Der bemerkenswerte Ausgang der Publikumsabstimmung
Die Besonderheit des Theaterstückes ist es, dass das Publikum am Ende über den Ausgang des Prozesses abstimmen kann: Spricht man den Piloten Lars Koch, der Leben gegen Leben anzahlsmäßig gegeneinander abgewogen hat, frei, oder verurteilt man ihn, da er damit gegen den Grundsatz der Würde des Menschen verstoßen hat?
Das bemerkenswerte an dieser Abstimmung ist, dass es vom juristischen Standpunkt gesehen klar ist, dass man Koch verurteilen müsste. Obwohl Ferdinand von Schirach die Rhetorik des Stückes klar zu Gunsten der Verfassung verfasst hat, hat das Publikum für einen Freispruch Kochs gestimmt.
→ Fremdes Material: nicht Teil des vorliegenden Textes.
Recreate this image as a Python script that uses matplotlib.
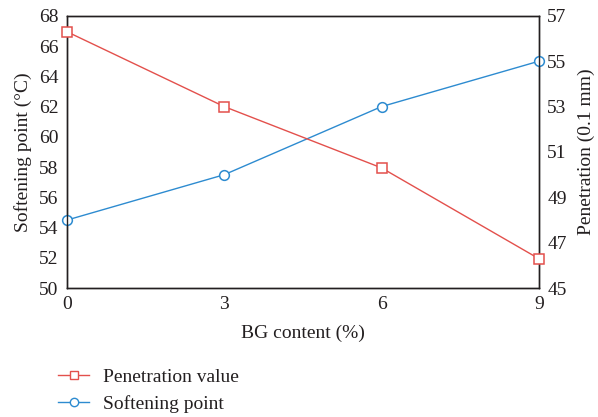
import matplotlib.pyplot as plt
from matplotlib.lines import Line2D

plt.rcParams['font.family'] = ['Liberation Serif', 'DejaVu Serif']

bg_content = [0, 3, 6, 9]
softening_point = [54.5, 57.5, 62.0, 65.0]
penetration = [56.3, 53.0, 50.3, 46.3]

red = '#e3504c'
blue = '#2d8bd0'

fig = plt.figure(figsize=(5.98, 4.17), dpi=100)
ax = fig.add_axes([0.112, 0.309, 0.789, 0.653])
ax2 = ax.twinx()

ax.plot(bg_content, softening_point, color=blue, lw=1.0, marker='o', ms=7,
        mfc='white', mec=blue, mew=1.1, zorder=3, clip_on=False)
ax2.plot(bg_content, penetration, color=red, lw=1.0, marker='s', ms=7,
         mfc='white', mec=red, mew=1.1, zorder=3, clip_on=False)

ax.set_xlim(0, 9)
ax.set_xticks([0, 3, 6, 9])
ax.set_ylim(50, 68)
ax.set_yticks(range(50, 69, 2))
ax2.set_ylim(45, 57)
ax2.set_yticks(range(45, 58, 2))

for a in (ax, ax2):
    a.tick_params(length=0, labelsize=14, colors='#231f20', pad=6)
    for s in a.spines.values():
        s.set_color('#231f20')
        s.set_linewidth(1.0)

ax.set_xlabel('BG content (%)', fontsize=14, color='#231f20', labelpad=8)
ax.set_ylabel('Softening point (°C)', fontsize=14, color='#231f20', labelpad=5)
ax2.set_ylabel('Penetration (0.1 mm)', fontsize=14, color='#231f20', labelpad=8)

handles = [
    Line2D([], [], color=red, lw=1.0, marker='s', ms=6, mfc='white', mec=red, mew=1.0),
    Line2D([], [], color=blue, lw=1.0, marker='o', ms=6, mfc='white', mec=blue, mew=1.0),
]
fig.legend(handles, ['Penetration value', 'Softening point'], loc='upper left',
           bbox_to_anchor=(0.084, 0.135), frameon=False, fontsize=14,
           handlelength=1.6, handletextpad=0.7, labelspacing=0.45,
           borderaxespad=0, labelcolor='#231f20')

fig.savefig('out.png', dpi=100)
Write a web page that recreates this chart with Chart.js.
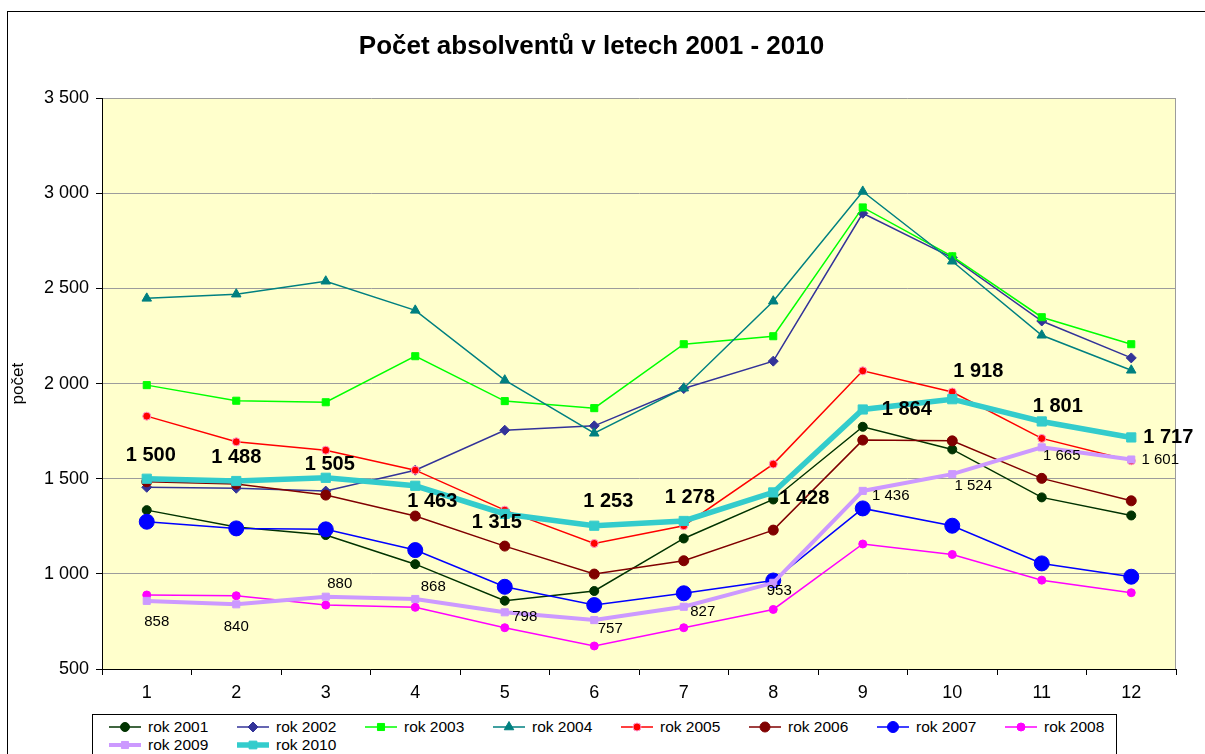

Persönliche Haltung versus Verfassung
Was bewegt Menschen dazu, diesen Fall so zu beurteilen? Sollte die Verfassung nicht eigentlich, wie es die Staatsanwältin bereits formulierte, uns vor spontanem, von einen Bauchgefühl geleiteten Handeln bewahren? Ist die Verfassung mit ihrem Prinzip der unantastbaren Würde nicht klüger als wir? Beim Verlassen des Theaterstückes sagte eine Zuschauerin, die für den Freispruchs Koch gestimmt hatte: „Ich finde, man muss in solch eine Entscheidung eine persönliche Haltung miteinbringen“. Welche Folgen hat es für eine Gesellschaft, wenn die Mehrheit der Menschen es für richtig hält, in ein juristisches Verfahren eine „persönliche Haltung“, wie auch immer diese sein mag, miteinzubringen?
Der Hunger nach Individualismus
Vielleicht kann man diese Entwicklung als Folge unseres Strebens nach Individualismus um jeden Preis sehen: Anscheinend haben wir die Fähigkeit verloren, einmal nicht alles nach unseren individuellen Wünschen ausrichten zu können, wir haben verlernt, Vertrauen in die Grundpfeiler unserer Gesellschaft zu fassen, befinden uns in dem Glauben, klüger als die Prinzipien der Verfassung zu sein. Doch die Verfassung dient mit ihrem Grundsatz der Würde doch genau dazu, das einzelne Individuum vor der „persönlichen Haltung“ anderer zu schützen. Hat uns das Streben nach Selbstentfaltung — welches meist als Errungenschaft der Moderne angesehen wird — in moralischen Belangen doch eher einen gesellschaftlichen Rückschritt beschert, gemäß dem Motto, Auge um Auge, Zahn um Zahn?